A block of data

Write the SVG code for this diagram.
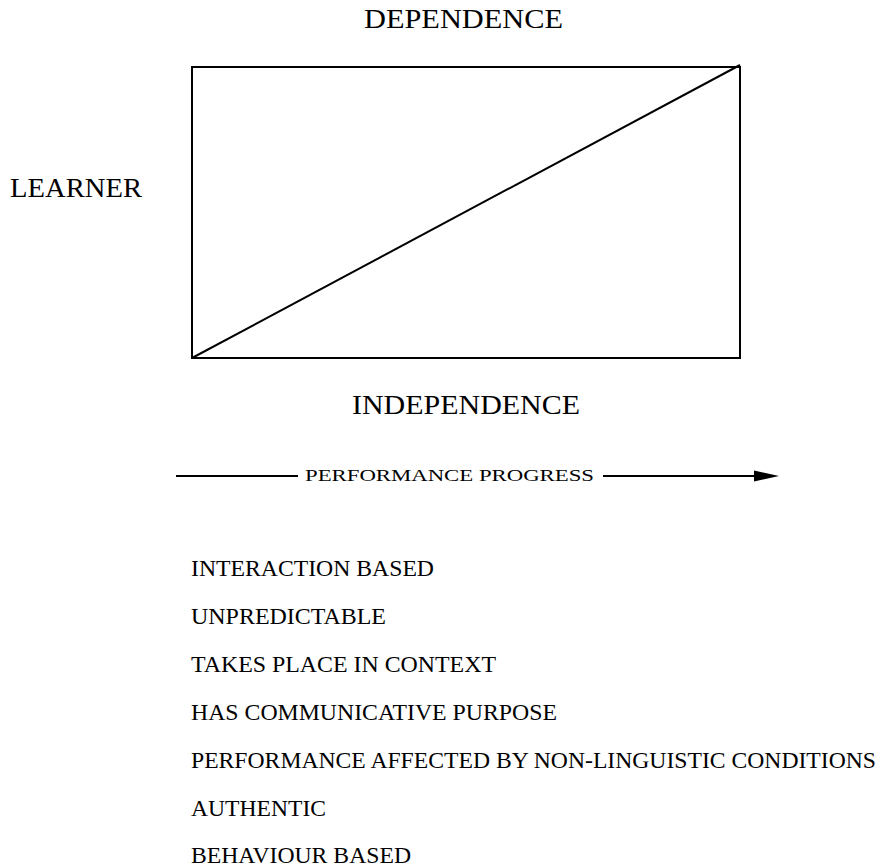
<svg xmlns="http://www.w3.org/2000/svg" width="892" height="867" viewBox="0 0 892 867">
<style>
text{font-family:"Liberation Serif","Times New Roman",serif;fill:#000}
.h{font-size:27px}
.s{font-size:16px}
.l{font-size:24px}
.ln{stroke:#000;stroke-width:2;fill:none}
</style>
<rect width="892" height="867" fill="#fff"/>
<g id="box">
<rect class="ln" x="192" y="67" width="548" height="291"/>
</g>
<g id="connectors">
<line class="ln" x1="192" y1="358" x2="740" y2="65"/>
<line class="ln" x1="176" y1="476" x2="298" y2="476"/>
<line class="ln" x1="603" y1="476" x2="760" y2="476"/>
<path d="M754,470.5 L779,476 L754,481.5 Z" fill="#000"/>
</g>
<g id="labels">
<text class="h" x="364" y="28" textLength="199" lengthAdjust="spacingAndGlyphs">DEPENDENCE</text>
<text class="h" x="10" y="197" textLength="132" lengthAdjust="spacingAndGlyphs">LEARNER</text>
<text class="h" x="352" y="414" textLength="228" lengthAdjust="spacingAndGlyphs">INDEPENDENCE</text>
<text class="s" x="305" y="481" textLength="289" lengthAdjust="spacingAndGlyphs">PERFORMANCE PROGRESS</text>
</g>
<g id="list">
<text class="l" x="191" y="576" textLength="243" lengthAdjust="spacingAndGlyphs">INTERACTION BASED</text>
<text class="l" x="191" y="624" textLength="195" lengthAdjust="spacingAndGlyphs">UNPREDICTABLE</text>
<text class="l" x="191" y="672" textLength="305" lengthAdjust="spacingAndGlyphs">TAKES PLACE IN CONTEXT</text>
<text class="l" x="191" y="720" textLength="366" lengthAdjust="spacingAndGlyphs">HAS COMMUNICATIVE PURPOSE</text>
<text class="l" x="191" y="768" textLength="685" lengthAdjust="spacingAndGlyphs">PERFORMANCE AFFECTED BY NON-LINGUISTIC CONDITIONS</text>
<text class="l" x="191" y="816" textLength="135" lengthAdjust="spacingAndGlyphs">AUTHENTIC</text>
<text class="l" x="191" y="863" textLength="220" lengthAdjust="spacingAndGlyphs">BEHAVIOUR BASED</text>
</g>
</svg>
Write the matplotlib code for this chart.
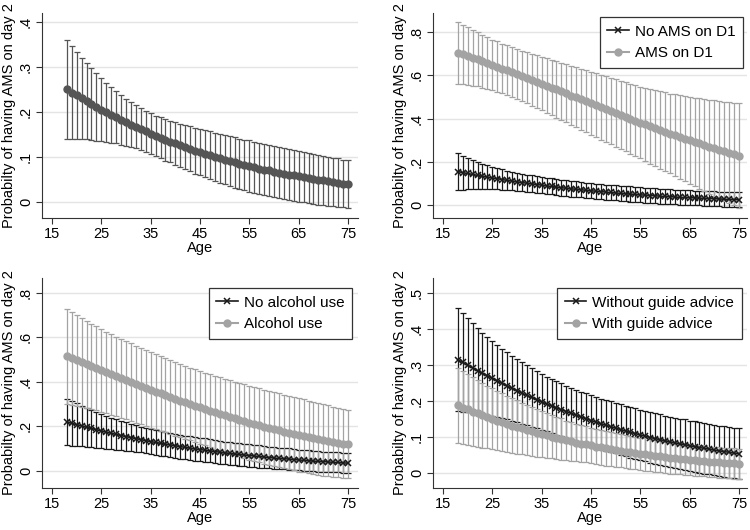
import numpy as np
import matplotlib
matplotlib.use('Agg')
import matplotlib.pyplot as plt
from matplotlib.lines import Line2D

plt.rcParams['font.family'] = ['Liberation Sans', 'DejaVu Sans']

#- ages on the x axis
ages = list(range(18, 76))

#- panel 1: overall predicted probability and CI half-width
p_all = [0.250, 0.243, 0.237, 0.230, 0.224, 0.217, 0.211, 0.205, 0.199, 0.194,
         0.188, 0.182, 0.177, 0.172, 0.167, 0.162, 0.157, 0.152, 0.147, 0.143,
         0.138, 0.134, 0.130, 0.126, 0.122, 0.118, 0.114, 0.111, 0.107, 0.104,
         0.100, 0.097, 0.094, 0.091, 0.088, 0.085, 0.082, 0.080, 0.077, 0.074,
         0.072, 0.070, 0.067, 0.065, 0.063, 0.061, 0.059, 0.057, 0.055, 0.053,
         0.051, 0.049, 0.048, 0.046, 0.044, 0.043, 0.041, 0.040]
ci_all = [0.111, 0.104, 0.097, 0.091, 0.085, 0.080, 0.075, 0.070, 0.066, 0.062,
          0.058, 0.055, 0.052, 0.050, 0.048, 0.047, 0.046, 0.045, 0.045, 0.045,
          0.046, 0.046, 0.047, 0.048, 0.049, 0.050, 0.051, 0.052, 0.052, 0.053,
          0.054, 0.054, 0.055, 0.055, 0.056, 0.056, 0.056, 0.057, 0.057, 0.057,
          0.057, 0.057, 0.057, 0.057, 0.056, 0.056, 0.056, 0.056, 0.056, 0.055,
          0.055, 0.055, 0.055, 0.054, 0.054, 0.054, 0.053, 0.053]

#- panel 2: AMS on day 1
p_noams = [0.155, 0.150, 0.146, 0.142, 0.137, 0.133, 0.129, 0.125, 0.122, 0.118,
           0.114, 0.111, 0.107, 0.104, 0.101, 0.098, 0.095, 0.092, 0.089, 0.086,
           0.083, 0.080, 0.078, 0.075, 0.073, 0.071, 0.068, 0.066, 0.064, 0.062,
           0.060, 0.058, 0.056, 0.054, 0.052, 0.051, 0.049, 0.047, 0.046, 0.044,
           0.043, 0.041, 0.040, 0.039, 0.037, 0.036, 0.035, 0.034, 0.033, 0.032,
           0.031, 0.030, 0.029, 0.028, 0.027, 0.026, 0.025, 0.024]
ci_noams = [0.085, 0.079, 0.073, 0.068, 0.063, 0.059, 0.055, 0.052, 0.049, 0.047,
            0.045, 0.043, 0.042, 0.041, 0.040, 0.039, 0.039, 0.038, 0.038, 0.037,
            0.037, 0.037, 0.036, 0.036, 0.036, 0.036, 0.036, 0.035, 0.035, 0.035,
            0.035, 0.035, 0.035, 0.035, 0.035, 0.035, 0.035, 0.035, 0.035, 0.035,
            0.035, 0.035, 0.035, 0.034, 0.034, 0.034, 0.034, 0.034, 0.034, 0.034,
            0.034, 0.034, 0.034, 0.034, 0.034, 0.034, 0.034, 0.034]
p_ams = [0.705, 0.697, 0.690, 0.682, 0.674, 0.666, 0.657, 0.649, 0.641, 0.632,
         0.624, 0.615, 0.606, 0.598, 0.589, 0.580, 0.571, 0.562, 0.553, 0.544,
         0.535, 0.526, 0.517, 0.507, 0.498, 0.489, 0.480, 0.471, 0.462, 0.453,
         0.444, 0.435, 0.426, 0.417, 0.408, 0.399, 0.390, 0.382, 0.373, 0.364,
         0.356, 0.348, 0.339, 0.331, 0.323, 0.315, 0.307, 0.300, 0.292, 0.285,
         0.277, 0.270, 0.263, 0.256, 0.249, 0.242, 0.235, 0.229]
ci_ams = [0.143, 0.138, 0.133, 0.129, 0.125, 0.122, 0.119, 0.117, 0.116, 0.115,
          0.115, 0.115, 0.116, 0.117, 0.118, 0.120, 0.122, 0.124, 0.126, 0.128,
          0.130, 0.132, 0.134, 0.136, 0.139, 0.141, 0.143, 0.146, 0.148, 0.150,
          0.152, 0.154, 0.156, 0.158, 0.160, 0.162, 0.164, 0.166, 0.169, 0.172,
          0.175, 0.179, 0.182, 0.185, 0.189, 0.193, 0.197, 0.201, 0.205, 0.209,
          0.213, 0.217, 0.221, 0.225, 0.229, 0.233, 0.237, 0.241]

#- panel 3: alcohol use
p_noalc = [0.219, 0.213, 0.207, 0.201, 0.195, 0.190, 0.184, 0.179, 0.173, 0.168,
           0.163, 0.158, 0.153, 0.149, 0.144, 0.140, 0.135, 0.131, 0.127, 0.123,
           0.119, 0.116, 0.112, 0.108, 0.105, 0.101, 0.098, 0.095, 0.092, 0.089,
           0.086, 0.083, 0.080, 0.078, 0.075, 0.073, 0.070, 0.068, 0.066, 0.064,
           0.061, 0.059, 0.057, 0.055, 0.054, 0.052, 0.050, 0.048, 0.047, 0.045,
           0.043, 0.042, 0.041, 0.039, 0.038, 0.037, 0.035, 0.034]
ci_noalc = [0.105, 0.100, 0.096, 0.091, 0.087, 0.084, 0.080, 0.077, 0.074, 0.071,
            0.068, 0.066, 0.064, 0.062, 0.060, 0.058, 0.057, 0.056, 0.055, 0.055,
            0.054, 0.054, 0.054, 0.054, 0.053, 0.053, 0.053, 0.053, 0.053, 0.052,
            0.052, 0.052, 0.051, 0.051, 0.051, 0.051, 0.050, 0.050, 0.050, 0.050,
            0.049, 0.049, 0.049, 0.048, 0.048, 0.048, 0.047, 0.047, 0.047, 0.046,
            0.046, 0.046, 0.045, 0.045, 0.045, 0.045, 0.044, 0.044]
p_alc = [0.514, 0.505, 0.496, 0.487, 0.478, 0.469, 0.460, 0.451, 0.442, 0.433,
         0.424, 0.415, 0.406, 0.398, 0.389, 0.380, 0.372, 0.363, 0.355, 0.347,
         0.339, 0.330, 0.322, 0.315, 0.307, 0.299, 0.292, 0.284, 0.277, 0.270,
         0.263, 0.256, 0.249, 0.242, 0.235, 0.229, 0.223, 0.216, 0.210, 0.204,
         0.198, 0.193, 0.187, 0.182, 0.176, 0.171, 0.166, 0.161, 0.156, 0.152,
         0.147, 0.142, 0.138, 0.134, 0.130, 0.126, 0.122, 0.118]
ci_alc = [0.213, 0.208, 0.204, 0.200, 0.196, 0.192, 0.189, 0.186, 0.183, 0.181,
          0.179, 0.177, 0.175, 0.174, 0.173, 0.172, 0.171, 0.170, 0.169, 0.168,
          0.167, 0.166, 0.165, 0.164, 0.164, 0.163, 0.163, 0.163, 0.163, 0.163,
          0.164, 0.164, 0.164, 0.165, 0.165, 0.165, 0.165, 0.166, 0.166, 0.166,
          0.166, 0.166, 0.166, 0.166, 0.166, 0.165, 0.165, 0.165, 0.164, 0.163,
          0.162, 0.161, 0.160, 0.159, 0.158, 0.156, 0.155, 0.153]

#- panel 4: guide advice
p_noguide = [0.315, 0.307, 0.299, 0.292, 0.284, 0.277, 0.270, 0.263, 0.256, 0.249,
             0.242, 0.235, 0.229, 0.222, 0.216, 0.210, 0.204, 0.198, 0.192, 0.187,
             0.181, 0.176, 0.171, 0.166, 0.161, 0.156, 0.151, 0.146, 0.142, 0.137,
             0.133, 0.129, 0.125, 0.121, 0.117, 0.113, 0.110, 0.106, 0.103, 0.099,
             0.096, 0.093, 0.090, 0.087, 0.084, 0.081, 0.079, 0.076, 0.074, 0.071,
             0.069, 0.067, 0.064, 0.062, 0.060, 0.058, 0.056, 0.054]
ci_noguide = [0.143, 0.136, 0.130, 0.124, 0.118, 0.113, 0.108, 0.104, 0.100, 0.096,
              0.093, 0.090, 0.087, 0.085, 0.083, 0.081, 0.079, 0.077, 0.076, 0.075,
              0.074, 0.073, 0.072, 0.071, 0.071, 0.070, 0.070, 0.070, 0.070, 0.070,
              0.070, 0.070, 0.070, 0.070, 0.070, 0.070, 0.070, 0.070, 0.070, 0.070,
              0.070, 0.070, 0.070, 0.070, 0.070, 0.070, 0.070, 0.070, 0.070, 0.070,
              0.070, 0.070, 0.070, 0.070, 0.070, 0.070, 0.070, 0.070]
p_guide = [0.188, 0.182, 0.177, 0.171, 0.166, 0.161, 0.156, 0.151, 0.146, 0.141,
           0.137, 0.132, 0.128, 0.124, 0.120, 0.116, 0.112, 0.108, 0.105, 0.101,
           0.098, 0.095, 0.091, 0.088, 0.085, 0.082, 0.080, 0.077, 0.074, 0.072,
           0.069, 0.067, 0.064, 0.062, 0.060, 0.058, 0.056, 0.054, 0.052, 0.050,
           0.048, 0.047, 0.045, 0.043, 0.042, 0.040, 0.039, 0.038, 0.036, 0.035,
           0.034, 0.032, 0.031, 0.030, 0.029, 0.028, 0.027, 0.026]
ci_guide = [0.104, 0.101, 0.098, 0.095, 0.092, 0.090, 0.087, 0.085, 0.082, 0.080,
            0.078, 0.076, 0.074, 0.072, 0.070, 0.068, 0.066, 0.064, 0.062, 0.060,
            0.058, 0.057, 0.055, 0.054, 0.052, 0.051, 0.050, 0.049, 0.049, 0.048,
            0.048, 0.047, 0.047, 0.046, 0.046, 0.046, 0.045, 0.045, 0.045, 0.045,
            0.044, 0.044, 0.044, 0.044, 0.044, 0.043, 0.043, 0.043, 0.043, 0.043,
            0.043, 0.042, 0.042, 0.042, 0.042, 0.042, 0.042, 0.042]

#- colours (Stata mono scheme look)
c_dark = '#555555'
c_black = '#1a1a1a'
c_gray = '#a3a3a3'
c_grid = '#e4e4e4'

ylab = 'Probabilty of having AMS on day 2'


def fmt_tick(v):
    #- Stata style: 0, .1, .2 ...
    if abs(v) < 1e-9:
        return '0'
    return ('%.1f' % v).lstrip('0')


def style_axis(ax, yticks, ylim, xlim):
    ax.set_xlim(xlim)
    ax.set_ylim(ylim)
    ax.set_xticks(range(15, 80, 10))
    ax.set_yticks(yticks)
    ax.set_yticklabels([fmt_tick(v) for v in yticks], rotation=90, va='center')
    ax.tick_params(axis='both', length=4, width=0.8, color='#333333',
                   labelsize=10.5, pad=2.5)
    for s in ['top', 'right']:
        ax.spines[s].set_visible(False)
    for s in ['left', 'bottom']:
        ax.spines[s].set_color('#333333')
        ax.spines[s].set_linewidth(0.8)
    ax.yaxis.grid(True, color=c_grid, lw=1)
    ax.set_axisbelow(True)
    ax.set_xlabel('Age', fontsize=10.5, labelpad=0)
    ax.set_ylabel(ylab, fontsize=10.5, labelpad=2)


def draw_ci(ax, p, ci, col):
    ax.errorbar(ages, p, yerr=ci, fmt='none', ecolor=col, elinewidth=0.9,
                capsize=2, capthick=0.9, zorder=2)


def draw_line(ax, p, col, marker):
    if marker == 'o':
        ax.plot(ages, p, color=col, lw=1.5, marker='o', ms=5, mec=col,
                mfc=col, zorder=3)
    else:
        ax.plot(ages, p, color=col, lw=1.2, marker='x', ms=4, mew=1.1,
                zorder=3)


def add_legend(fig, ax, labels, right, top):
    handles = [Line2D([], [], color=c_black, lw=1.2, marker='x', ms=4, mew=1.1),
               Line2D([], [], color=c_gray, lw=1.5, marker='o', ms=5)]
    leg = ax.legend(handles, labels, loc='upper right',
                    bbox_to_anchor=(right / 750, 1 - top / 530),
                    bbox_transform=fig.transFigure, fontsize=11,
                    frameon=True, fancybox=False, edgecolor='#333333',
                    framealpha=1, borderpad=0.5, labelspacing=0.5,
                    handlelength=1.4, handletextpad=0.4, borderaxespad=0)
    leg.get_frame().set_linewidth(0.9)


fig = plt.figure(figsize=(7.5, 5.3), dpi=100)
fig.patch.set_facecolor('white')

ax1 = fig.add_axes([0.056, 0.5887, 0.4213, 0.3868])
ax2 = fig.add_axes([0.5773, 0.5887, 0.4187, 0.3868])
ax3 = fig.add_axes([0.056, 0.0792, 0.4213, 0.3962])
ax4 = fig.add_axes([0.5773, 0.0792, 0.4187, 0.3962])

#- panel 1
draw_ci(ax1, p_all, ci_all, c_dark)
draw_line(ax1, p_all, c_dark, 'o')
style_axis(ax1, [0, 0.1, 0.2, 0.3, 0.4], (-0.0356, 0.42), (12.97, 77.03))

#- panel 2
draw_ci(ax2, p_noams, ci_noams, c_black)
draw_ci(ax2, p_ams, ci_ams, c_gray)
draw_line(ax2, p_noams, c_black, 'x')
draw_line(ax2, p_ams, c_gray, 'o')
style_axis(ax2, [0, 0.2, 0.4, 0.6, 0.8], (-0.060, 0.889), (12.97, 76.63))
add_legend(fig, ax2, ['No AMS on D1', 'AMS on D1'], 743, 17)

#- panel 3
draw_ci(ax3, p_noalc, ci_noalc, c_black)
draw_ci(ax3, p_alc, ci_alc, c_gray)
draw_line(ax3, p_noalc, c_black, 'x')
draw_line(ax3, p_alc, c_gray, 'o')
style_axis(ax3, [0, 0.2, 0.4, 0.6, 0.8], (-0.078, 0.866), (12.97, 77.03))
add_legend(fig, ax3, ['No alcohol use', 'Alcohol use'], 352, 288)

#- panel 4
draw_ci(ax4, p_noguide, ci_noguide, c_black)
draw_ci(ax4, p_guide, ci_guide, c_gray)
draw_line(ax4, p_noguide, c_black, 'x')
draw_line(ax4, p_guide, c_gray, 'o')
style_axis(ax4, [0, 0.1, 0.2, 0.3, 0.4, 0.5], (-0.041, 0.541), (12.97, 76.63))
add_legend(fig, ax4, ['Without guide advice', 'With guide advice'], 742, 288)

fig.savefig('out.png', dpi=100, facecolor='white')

#### Aim
Show the lines of the records that contain the word "this".

#### Task solution
Write the SVG code for this diagram.
Write the matplotlib code for this chart.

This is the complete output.